PPP dan Jejak Konflik Sejak Reformasi
Sejak awal era reformasi, PPP kerap menghadapi dinamika internal yang memunculkan dualisme kepemimpinan. Beberapa catatan penting:
1998–2002: Era Hamzah Haz
PPP relatif solid di bawah kepemimpinan Hamzah Haz. Namun, transisi politik nasional yang penuh turbulensi membuat partai menghadapi tekanan konsolidasi.
2003–2007: Konflik Internal Awal
Setelah Hamzah Haz, kepemimpinan partai mulai diuji. Perebutan kursi Ketua Umum antara faksi-faksi internal mulai terlihat, meski belum terlalu besar.
2011: Dualisme Surya Dharma Ali vs Djan Faridz
PPP kembali mengalami friksi serius. Perbedaan pandangan dan kepemimpinan memicu konflik berkepanjangan, bahkan hingga ranah hukum.

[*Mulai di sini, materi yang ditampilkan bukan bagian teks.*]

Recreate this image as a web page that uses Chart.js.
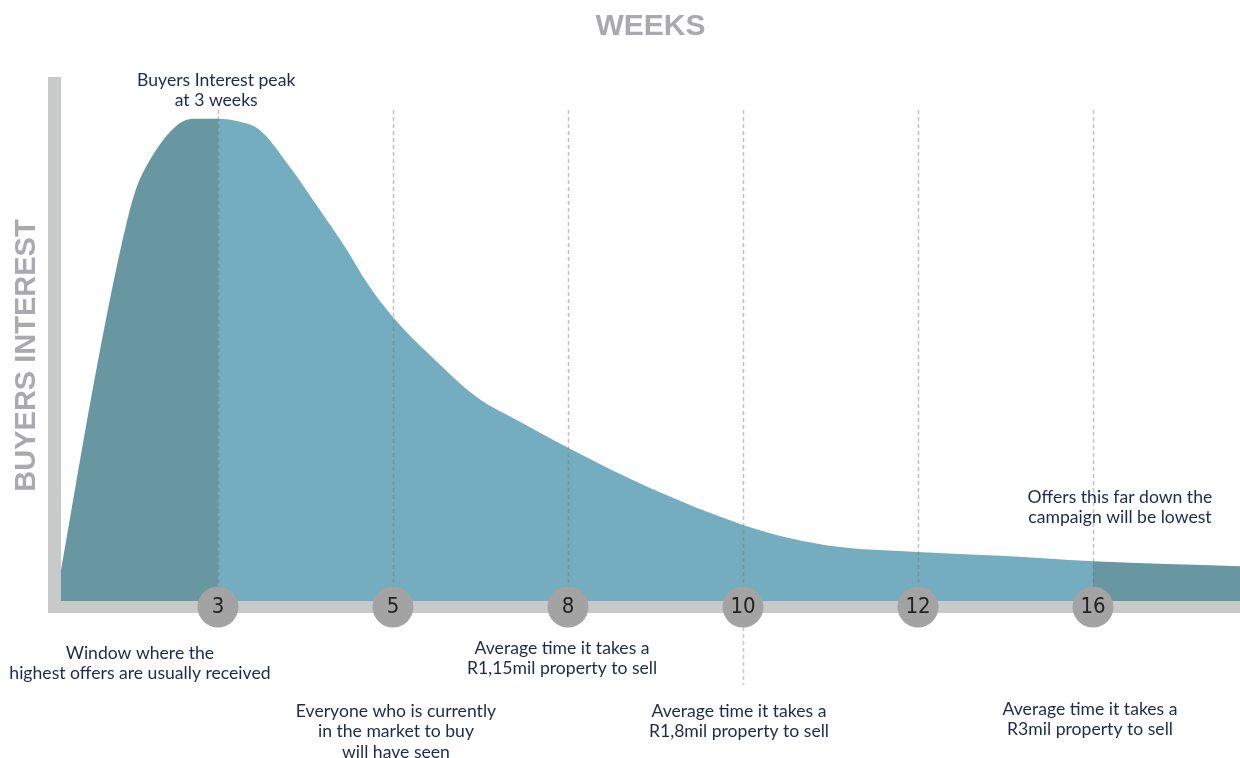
<!DOCTYPE html>
<html>
<head>
<meta charset="utf-8">
<script src="https://cdn.jsdelivr.net/npm/chart.js@4.4.1/dist/chart.umd.min.js"></script>
<style>
  html, body { margin: 0; padding: 0; background: #ffffff; }
  #wrap { width: 1240px; height: 758px; position: relative; }
</style>
</head>
<body>
<div id="wrap"><canvas id="c"></canvas></div>
<script>
// ---- data (x in tick-position units: 1 = week 3 ... 6 = week 16; y = buyer interest) ----
const weekLabels = ['3', '5', '8', '10', '12', '16'];
const tickPos = [1, 2, 3, 4, 5, 6];
const curveX = [0.103, 0.297, 0.451, 0.526, 0.611, 0.766, 0.869, 1, 1.126, 1.24, 1.411, 1.583, 1.737, 1.851, 2, 2.211, 2.48, 2.726, 3, 3.469, 4, 4.269, 4.554, 5, 5.469, 6, 6.84];
const curveY = [6.3, 45.6, 72.9, 83.3, 89.8, 96.9, 98.2, 98.2, 97.6, 95.9, 88.4, 79.6, 71.5, 64.8, 57.8, 50.1, 41.5, 36.5, 31.2, 23.0, 15.5, 12.8, 11.0, 10.0, 9.2, 8.1, 7.1];
const highWindowEnd = 1;   // week 3
const lowWindowStart = 6;  // week 16

const noteText = [
  ['Buyers Interest peak', 'at 3 weeks'],
  ['Window where the', 'highest offers are usually received'],
  ['Average time it takes a', 'R1,15mil property to sell'],
  ['Everyone who is currently', 'in the market to buy', 'will have seen'],
  ['Average time it takes a', 'R1,8mil property to sell'],
  ['Offers this far down the', 'campaign will be lowest'],
  ['Average time it takes a', 'R3mil property to sell']
];
const noteX = [0.99, 0.554, 2.966, 2.017, 3.977, 6.154, 5.983];
const noteY = [106.1, -10.6, -9.57, -22.4, -22.4, 21.2, -22.0];

// ---- styles ----
const DARK = '#6897a2';
const LIGHT = '#74adc0';
const BAR = '#c8c9c9';
const NAVY = '#1d2951';
const TITLE_GREY = '#aaaaae';

const points = curveX.map((x, i) => ({ x: x, y: curveY[i] }));

const decor = {
  id: 'decor',
  afterDatasetsDraw(chart) {
    const { ctx, chartArea: a, scales: { x, y } } = chart;
    ctx.save();
    // axis bars
    ctx.fillStyle = BAR;
    ctx.fillRect(a.left - 13, a.top - 33, 13, a.bottom - a.top + 45);
    ctx.fillRect(a.left - 13, a.bottom, a.right - a.left + 13, 12);
    // dashed guide lines
    ctx.strokeStyle = 'rgba(120,120,120,0.45)';
    ctx.lineWidth = 1.5;
    ctx.setLineDash([4, 3]);
    tickPos.forEach(t => {
      const px = Math.round(x.getPixelForValue(t)) + 0.5;
      ctx.beginPath();
      ctx.moveTo(px, a.top);
      ctx.lineTo(px, a.bottom);
      ctx.stroke();
    });
    // extension below week 10
    const p10 = Math.round(x.getPixelForValue(4)) + 0.5;
    ctx.strokeStyle = 'rgba(200,200,200,1)';
    ctx.beginPath();
    ctx.moveTo(p10, a.bottom + 26);
    ctx.lineTo(p10, y.getPixelForValue(-17.1));
    ctx.stroke();
    ctx.setLineDash([]);
    // tick circles
    ctx.fillStyle = '#a3a3a3';
    tickPos.forEach(t => {
      ctx.beginPath();
      ctx.arc(x.getPixelForValue(t), a.bottom + 6, 20.5, 0, Math.PI * 2);
      ctx.fill();
    });
    ctx.restore();
  },
  afterDraw(chart) {
    const { ctx, scales: { x, y } } = chart;
    ctx.save();
    ctx.fillStyle = NAVY;
    ctx.font = '17.6px "Lato", "Noto Sans", sans-serif';
    ctx.textAlign = 'center';
    ctx.textBaseline = 'middle';
    noteText.forEach((lines, i) => {
      const cx = x.getPixelForValue(noteX[i]);
      const cy = y.getPixelForValue(noteY[i]);
      lines.forEach((ln, j) => ctx.fillText(ln, cx, cy + j * 20.5));
    });
    ctx.restore();
  }
};

new Chart(document.getElementById('c'), {
  type: 'line',
  data: {
    datasets: [{
      data: points,
      fill: 'origin',
      backgroundColor: LIGHT,
      borderWidth: 0,
      borderColor: 'rgba(0,0,0,0)',
      pointRadius: 0,
      cubicInterpolationMode: 'monotone',
      segment: {
        backgroundColor: c => (c.p1.parsed.x <= highWindowEnd + 1e-9 || c.p0.parsed.x >= lowWindowStart - 1e-9) ? DARK : LIGHT
      }
    }]
  },
  options: {
    responsive: true,
    maintainAspectRatio: false,
    animation: false,
    layout: { padding: 0 },
    plugins: {
      legend: { display: false },
      tooltip: { enabled: false },
      title: {
        display: true,
        fullSize: false,
        text: 'WEEKS',
        color: TITLE_GREY,
        font: { family: '"Liberation Sans", Arial, sans-serif', size: 30, weight: 'bold', lineHeight: 1.2 },
        padding: { top: 9, bottom: 65 }
      }
    },
    scales: {
      x: {
        type: 'linear',
        min: curveX[0],
        max: curveX[curveX.length - 1],
        afterBuildTicks: s => { s.ticks = tickPos.map(v => ({ value: v })); },
        afterFit: s => { s.height = 157; },
        grid: { display: false, drawTicks: false },
        border: { display: false },
        ticks: {
          z: 1,
          mirror: true,
          autoSkip: false,
          maxRotation: 0,
          padding: -19.5,
          color: '#222222',
          font: { family: '"Liberation Sans Narrow", "DejaVu Sans Condensed", sans-serif', size: 22 },
          callback: v => weekLabels[tickPos.indexOf(v)]
        }
      },
      y: {
        min: 0,
        max: 100,
        afterFit: s => { s.width = 61; },
        grid: { display: false, drawTicks: false },
        border: { display: false },
        ticks: { display: false },
        title: {
          display: true,
          text: 'BUYERS INTEREST',
          color: TITLE_GREY,
          font: { family: '"Liberation Sans", Arial, sans-serif', size: 29, weight: 'bold', lineHeight: 1.2 },
          padding: { top: 10, bottom: 0 }
        }
      }
    }
  },
  plugins: [decor]
});
</script>
</body>
</html>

2014–2016: Romahurmuziy vs Djan Faridz
Dualisme makin tajam. Kedua kubu mengklaim sebagai Ketua Umum hasil muktamar. Pada akhirnya, Kemenkumham memutuskan legalitas kepengurusan, meski prosesnya melalui berbagai dinamika.
2019: Kasus Hukum Romahurmuziy
Penangkapan Romahurmuziy dalam kasus korupsi semakin memperburuk citra PPP. Partai terpaksa melakukan konsolidasi darurat demi menyelamatkan elektabilitas.
2020–2022: Kepemimpinan Mardiono
Muhammad Mardiono kemudian muncul sebagai figur yang memimpin PPP, terutama setelah dinamika politik pasca-Pemilu 2019.
2025: Muktamar X
Alih-alih menyatukan langkah, muktamar justru kembali memunculkan dua klaim Ketua Umum: kubu Mardiono dan kubu Agus Suparmanto. Situasi ini mengulang siklus lama yang pernah terjadi.
Timeline ini menunjukkan bahwa dualisme bukan fenomena baru bagi PPP, melainkan pola yang berulang setiap kali terjadi transisi kepemimpinan.
PPP Harus Belajar dari Sejarah
Sejarah politik PPP menunjukkan bahwa perpecahan berulang lebih sering melemahkan daripada menguatkan. Jika pola ini kembali terulang, PPP berisiko kehilangan relevansi di mata publik.
Kemenangan politik tidak datang dari perebutan internal, melainkan dari kemampuan partai menjaga persatuan dan konsistensi memperjuangkan aspirasi umat.
PPP kini berada di persimpangan:
Bersatu demi kebangkitan, atau terus berselisih hingga kehilangan kepercayaan publik.
Pilihan itu ada di tangan para pemimpin partai hari ini.

Tulisan ini merupakan opini dan analisis politik. Artikel ini tidak dimaksudkan untuk mengklaim kepengurusan PPP yang sah, karena hal tersebut sepenuhnya menjadi kewenangan Kemenkumham.